Monday, September 13, 2010

Little Racer Women

It's never a good thing when a bike race ends and you can't find one of your riders. That was the story back in April, when I was at a race with the collegiate team that I coach with my husband. It was a rainy day and any number of things could have happened to this rider. We were relieved when she finally came across the finish line, covered in dirt and grease. There had been a crash and then she had to stop and fix a problem with her bike. As she wiped off her face with a towel, she said “This is going to end up in your book, right?”

Of course it was.

The team knows all about my book. We’ve talked about it on long training rides and during road trips to races. It’s a coming-of-age story about a girl named Sarah who tries to live her life according to what she learns from Little Women. One of the major subplots is Sarah's decision to join her school's mostly-male cycling team.

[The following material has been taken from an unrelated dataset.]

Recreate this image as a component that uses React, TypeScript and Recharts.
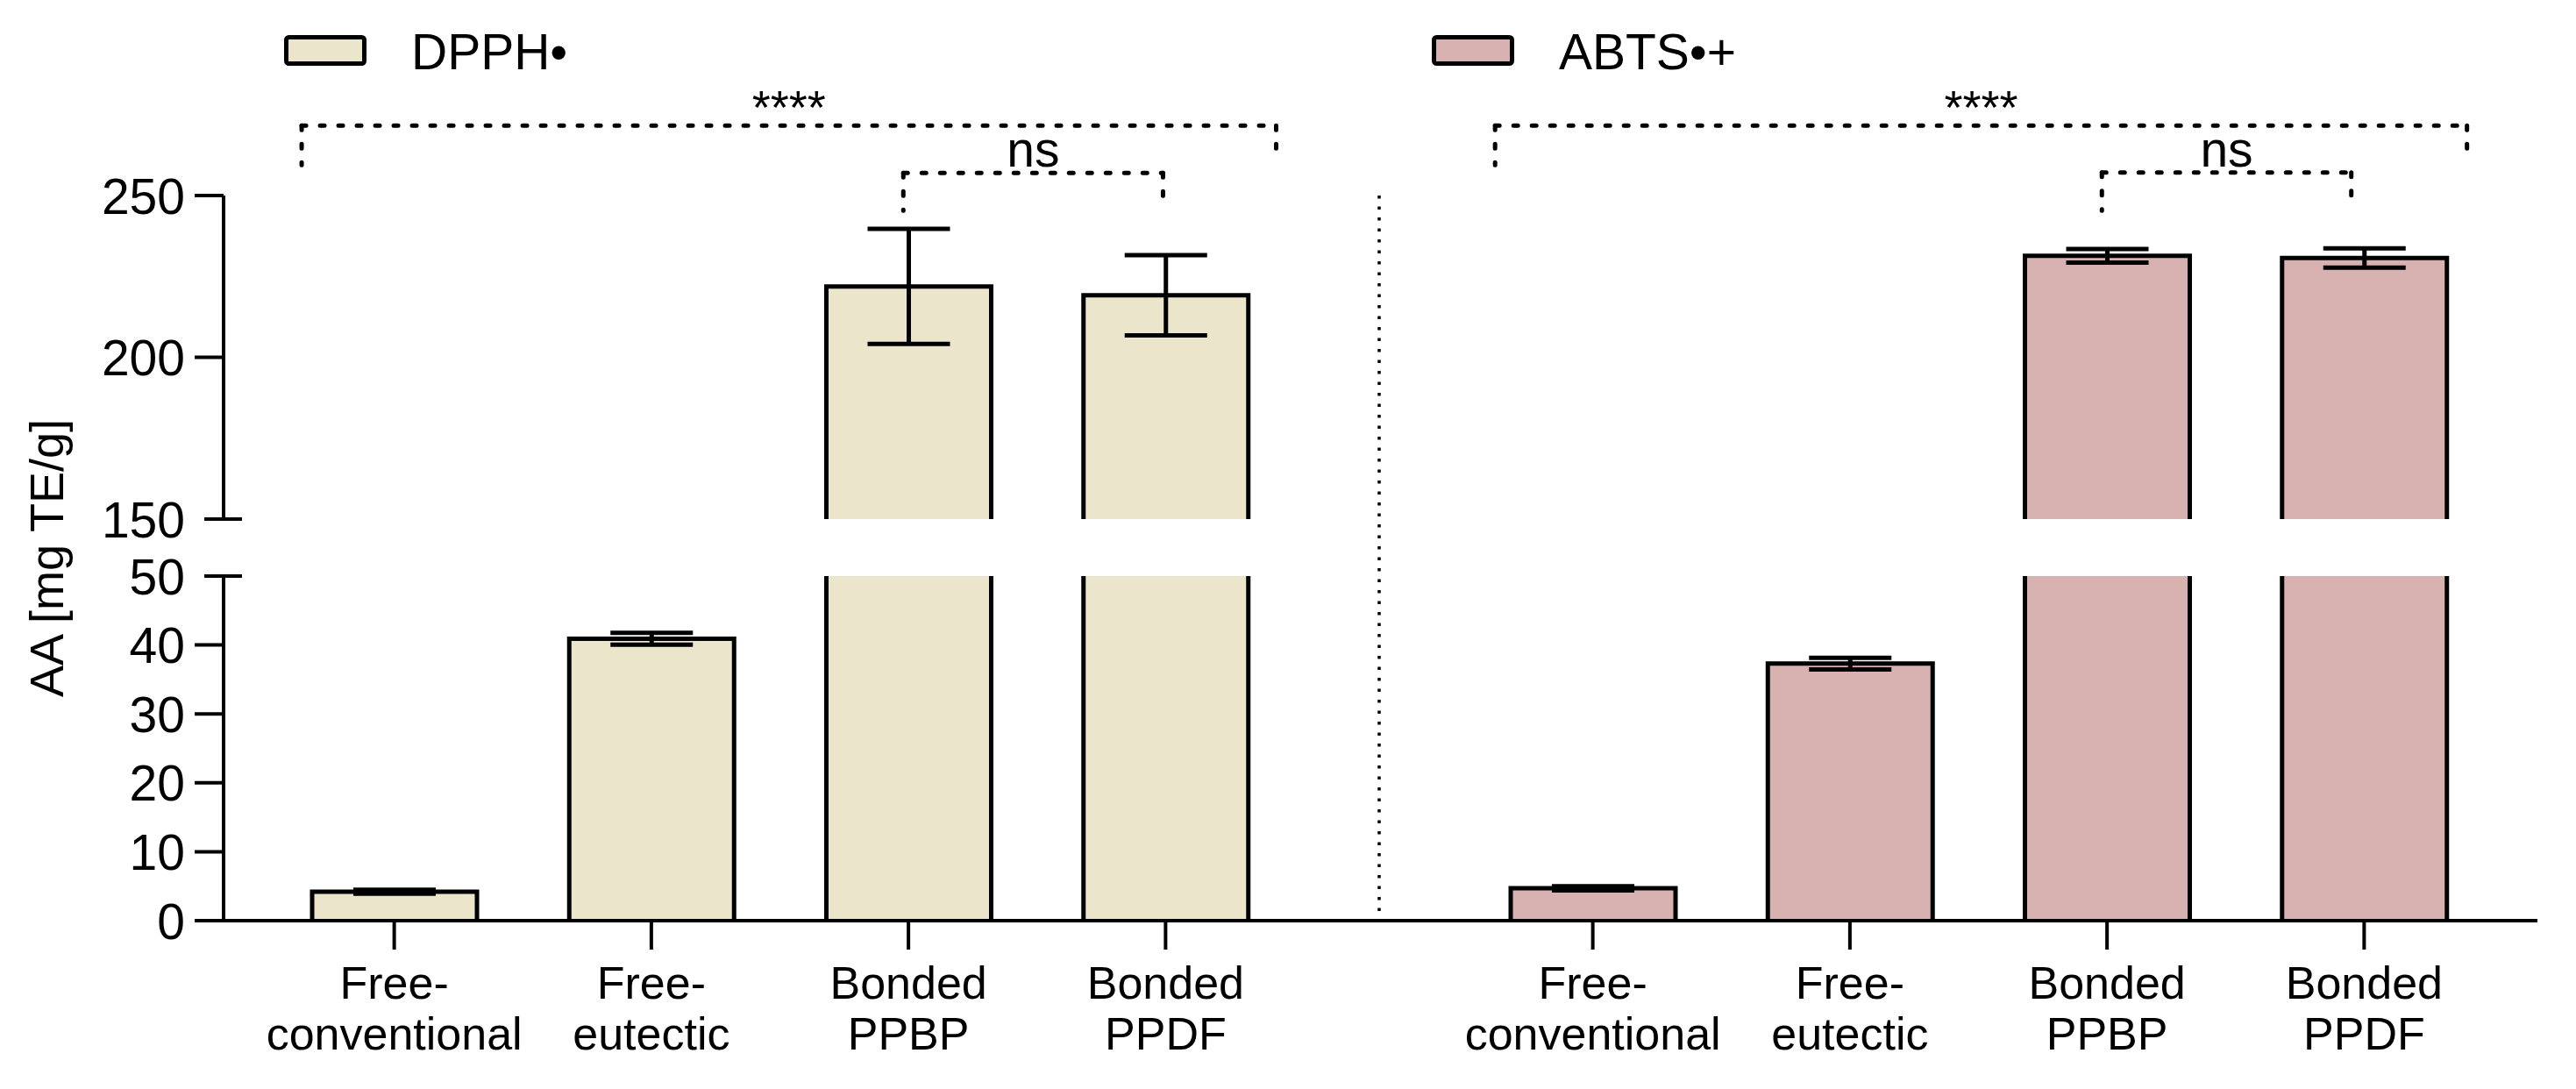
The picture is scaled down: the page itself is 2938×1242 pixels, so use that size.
import React from "react";
import { BarChart, Bar, XAxis, YAxis, ErrorBar, ReferenceLine, Legend } from "recharts";

// categories (\n = line break in the tick label)
const categories = ["Free-\nconventional", "Free-\neutectic", "Bonded\nPPBP", "Bonded\nPPDF"];

// mean and SD, mg TE/g
const dpphMean = [4.2, 40.9, 221.9, 219.2];
const dpphSd = [0.3, 0.85, 17.8, 12.4];
const abtsMean = [4.7, 37.3, 231.4, 230.7];
const abtsSd = [0.3, 0.85, 2.1, 3.0];

const lowerTicks = [0, 10, 20, 30, 40, 50];
const upperTicks = [150, 200, 250];

// significance brackets: ends in category-band units, heights in axis units
const dpphBrackets = [
  { from: 0.14, to: 3.93, y: 271.6, leftDrop: 259.4, rightDrop: 262.9, label: "****" },
  { from: 2.48, to: 3.49, y: 257.0, leftDrop: 245.3, rightDrop: 248.8, label: "ns" },
];
const abtsBrackets = [
  { from: 0.12, to: 3.9, y: 271.6, leftDrop: 259.4, rightDrop: 262.7, label: "****" },
  { from: 2.48, to: 3.45, y: 257.1, leftDrop: 245.3, rightDrop: 246.4, label: "ns" },
];

// axis break
const BREAK_LOW = 50;
const BREAK_HIGH = 150;
const TOP_VALUE = 250;

// layout, px
const W = 2938;
const H = 1242;
const PLOT_TOP = 223;
const UPPER_BOTTOM = 592;
const LOWER_TOP = 657;
const PLOT_BOTTOM = 1050;
const AXIS_X = 255;
const DIVIDER_X = 1573;
const RIGHT_END = 2894;
const B_LEFT = DIVIDER_X - 20;
const BAR_W = 188;
const INK = "#000";
const FONT = '"Liberation Sans", Arial, Helvetica, sans-serif';

const plotH = PLOT_BOTTOM - PLOT_TOP;
const lowerMax = (BREAK_LOW * plotH) / (PLOT_BOTTOM - LOWER_TOP);
const upperMin = TOP_VALUE - ((TOP_VALUE - BREAK_HIGH) * plotH) / (UPPER_BOTTOM - PLOT_TOP);
const axisDash = `${UPPER_BOTTOM - PLOT_TOP} ${LOWER_TOP - UPPER_BOTTOM} ${PLOT_BOTTOM - LOWER_TOP}`;

function buildRows(means: number[], sds: number[]) {
  return categories.map((name, i) => {
    const v = means[i];
    return {
      name,
      slot: i + 0.5,
      lower: Math.min(v, BREAK_LOW),
      upper: v >= BREAK_HIGH ? [BREAK_HIGH, v] : null,
      lowerErr: v <= BREAK_LOW ? sds[i] : null,
      upperErr: v >= BREAK_HIGH ? sds[i] : null,
      broken: v > BREAK_LOW,
    };
  });
}

const dpphRows = buildRows(dpphMean, dpphSd);
const abtsRows = buildRows(abtsMean, abtsSd);

// lower piece: open top when the bar continues above the break
const LowerShape = (props: any) => {
  const { x, y, width, height, fill, payload } = props;
  if (!width || height == null) return null;
  const d = payload.broken
    ? `M${x},${y + height}L${x},${y}M${x + width},${y}L${x + width},${y + height}`
    : `M${x},${y + height}L${x},${y}L${x + width},${y}L${x + width},${y + height}`;
  return (
    <g>
      <rect x={x} y={y} width={width} height={height} fill={fill} />
      <path d={d} stroke={INK} strokeWidth={5} fill="none" />
    </g>
  );
};

// upper piece: open bottom at the break
const UpperShape = (props: any) => {
  const { x, y, width, height, fill } = props;
  if (!width || !height) return null;
  return (
    <g>
      <rect x={x} y={y} width={width} height={height} fill={fill} />
      <path
        d={`M${x},${y + height}L${x},${y}L${x + width},${y}L${x + width},${y + height}`}
        stroke={INK}
        strokeWidth={5}
        fill="none"
      />
    </g>
  );
};

const ValueTick = (props: any) => {
  const { y, payload } = props;
  const atBreak = payload.value === BREAK_LOW || payload.value === BREAK_HIGH;
  return (
    <g>
      <line
        x1={atBreak ? AXIS_X - 22 : AXIS_X - 33}
        x2={atBreak ? AXIS_X + 21 : AXIS_X}
        y1={y}
        y2={y}
        stroke={INK}
        strokeWidth={4}
      />
      <text x={AXIS_X - 44} y={y} dy="0.36em" textAnchor="end" fontSize={57} fill={INK}>
        {payload.value}
      </text>
    </g>
  );
};

const CategoryTick = (props: any) => {
  const { x, y, payload } = props;
  const lines = String(payload.value).split("\n");
  return (
    <g>
      {lines.map((line, i) => (
        <text key={i} x={x} y={y + 54 + i * 58} textAnchor="middle" fontSize={52} fill={INK}>
          {line}
        </text>
      ))}
    </g>
  );
};

const AxisTitle = () => {
  const cx = 72;
  const cy = (PLOT_TOP + PLOT_BOTTOM) / 2;
  return (
    <text x={cx} y={cy} transform={`rotate(-90 ${cx} ${cy})`} textAnchor="middle" fontSize={54} fill={INK}>
      AA [mg TE/g]
    </text>
  );
};

const LegendKey = ({ x, fill, name }: { x: number; fill: string; name: string }) => (
  <svg width={x + 420} height={100} style={{ display: "block" }}>
    <rect x={x + 2.5} y={42.5} width={89} height={30} rx={3} fill={fill} stroke={INK} strokeWidth={5} />
    <text x={x + 145} y={79} fontSize={57} fill={INK} fontFamily={FONT}>
      {name}
    </text>
  </svg>
);

interface PanelProps {
  rows: ReturnType<typeof buildRows>;
  fill: string;
  name: string;
  brackets: typeof dpphBrackets;
  left: number;
  width: number;
  marginLeft: number;
  marginRight: number;
  padding: { left: number; right: number };
  legendX: number;
  withAxis: boolean;
}

function Panel({ rows, fill, name, brackets, left, width, marginLeft, marginRight, padding, legendX, withAxis }: PanelProps) {
  const dash = {
    stroke: INK,
    strokeWidth: 5,
    strokeDasharray: "5 16",
    strokeLinecap: "round" as const,
    ifOverflow: "visible" as const,
  };
  return (
    <div style={{ position: "absolute", left, top: 0, width, height: H }}>
      <BarChart
        width={width}
        height={H}
        data={rows}
        margin={{ top: PLOT_TOP, right: marginRight, bottom: 42, left: marginLeft }}
      >
        <XAxis
          xAxisId="cat"
          dataKey="name"
          padding={padding}
          interval={0}
          height={150}
          tickSize={33}
          axisLine={{ stroke: INK, strokeWidth: 4 }}
          tickLine={{ stroke: INK, strokeWidth: 4 }}
          tick={<CategoryTick />}
        />
        <XAxis xAxisId="top" dataKey="name" padding={padding} hide />
        <XAxis
          xAxisId="pos"
          type="number"
          dataKey="slot"
          domain={[0, categories.length]}
          padding={padding}
          allowDataOverflow
          hide
        />
        {withAxis ? (
          <YAxis
            yAxisId="lower"
            domain={[0, lowerMax]}
            ticks={lowerTicks}
            interval={0}
            allowDataOverflow
            width={1}
            axisLine={{ stroke: INK, strokeWidth: 4, strokeDasharray: axisDash }}
            tickLine={false}
            tick={<ValueTick />}
            label={<AxisTitle />}
          />
        ) : (
          <YAxis
            yAxisId="lower"
            domain={[0, lowerMax]}
            allowDataOverflow
            width={1}
            tick={false}
            tickLine={false}
            axisLine={{ stroke: INK, strokeWidth: 3.5, strokeDasharray: "3.5 9" }}
          />
        )}
        {withAxis ? (
          <YAxis
            yAxisId="upper"
            domain={[upperMin, TOP_VALUE]}
            ticks={upperTicks}
            interval={0}
            allowDataOverflow
            width={1}
            axisLine={false}
            tickLine={false}
            tick={<ValueTick />}
          />
        ) : (
          <YAxis yAxisId="upper" domain={[upperMin, TOP_VALUE]} allowDataOverflow hide />
        )}
        <Legend
          layout="vertical"
          align="center"
          verticalAlign="middle"
          wrapperStyle={{ top: 0, left: 0, width: legendX + 420, height: 100 }}
          content={() => <LegendKey x={legendX} fill={fill} name={name} />}
        />
        <Bar
          xAxisId="cat"
          yAxisId="lower"
          dataKey="lower"
          name={name}
          fill={fill}
          barSize={BAR_W}
          shape={<LowerShape />}
          isAnimationActive={false}
        >
          <ErrorBar dataKey="lowerErr" width={47} stroke={INK} strokeWidth={5} />
        </Bar>
        <Bar
          xAxisId="top"
          yAxisId="upper"
          dataKey="upper"
          legendType="none"
          fill={fill}
          barSize={BAR_W}
          shape={<UpperShape />}
          isAnimationActive={false}
        >
          <ErrorBar dataKey="upperErr" width={47} stroke={INK} strokeWidth={5} />
        </Bar>
        {brackets.map((b, i) => (
          <React.Fragment key={i}>
            <ReferenceLine
              xAxisId="pos"
              yAxisId="upper"
              segment={[{ x: b.from, y: b.y }, { x: b.from, y: b.leftDrop }]}
              {...dash}
            />
            <ReferenceLine
              xAxisId="pos"
              yAxisId="upper"
              segment={[{ x: b.from, y: b.y }, { x: b.to, y: b.y }]}
              label={{
                value: b.label,
                position: "top",
                offset: b.label === "ns" ? 7 : 2,
                fontSize: b.label === "ns" ? 57 : 54,
                fill: INK,
              }}
              {...dash}
            />
            <ReferenceLine
              xAxisId="pos"
              yAxisId="upper"
              segment={[{ x: b.to, y: b.y }, { x: b.to, y: b.rightDrop }]}
              {...dash}
            />
          </React.Fragment>
        ))}
      </BarChart>
    </div>
  );
}

export default function App() {
  return (
    <div
      style={{
        position: "absolute",
        left: 0,
        top: 0,
        width: W,
        height: H,
        background: "#fff",
        fontFamily: FONT,
        overflow: "hidden",
      }}
    >
      <Panel
        rows={dpphRows}
        fill="#EBE6CB"
        name="DPPH•"
        brackets={dpphBrackets}
        left={0}
        width={DIVIDER_X}
        marginLeft={AXIS_X - 2}
        marginRight={0}
        padding={{ left: 48, right: 97 }}
        legendX={324}
        withAxis
      />
      <Panel
        rows={abtsRows}
        fill="#D7B2B1"
        name="ABTS•+"
        brackets={abtsBrackets}
        left={B_LEFT}
        width={W - B_LEFT}
        marginLeft={DIVIDER_X - B_LEFT - 1}
        marginRight={W - RIGHT_END}
        padding={{ left: 97, right: 51 }}
        legendX={1633 - B_LEFT}
        withAxis={false}
      />
    </div>
  );
}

I’ve found that there is a strong connection between the philosophy of Little Women and Sarah becoming a bike racer. Most of this is because of Jo March, the spirited, resourceful and determined main character of Little Women. She pushes the boundaries of what a young woman of her time is able to do, getting a job when her father lost his fortune and then selling her hair in her family's time of need. As I see it, the spirit of Jo March is one of the things that lays the groundwork for Sarah to be able to join her high school cycling team without ever having raced a bike before.

Cycling is a hard sport for women to break into, even with the best support in the world. Most bike racers are men. This means that there are few mentors or even other women to relate to. With so few women at races, they often don't have their own race and get lumped in with men, some of whom have been racing for years. The difference between a woman starting her first race and a man in his third year of racing is breathtaking. But it’s totally hard core when a young woman can hold her own with a group of guys in a bike race.

There is a part of Sarah that grasps that bike racing is the kind of thing that Jo March might have done. There is another part that just falls in love with the sport. As Sarah begins to train, she applies the lessons that she learns from Little Women. When Sarah gets her team kit, she finds out that cycling clothes aren't cut with boobs and hips in mind. But she figures it out. She finds a sewing machine and learns enough about sewing to tailor it to fit her. I have a feeling that Jo March would have totally have done the same thing.

1 comment:

  1. I love the concept of your book. In fact, one of my favorite lines ever from a film is when Marmie says to Jo, "You're such an extraordinary person, so how could you expect to live an ordinary life?"

    I'm paraphrasing, but that's the message. It's OK to be different, in fact, it's extraordinary.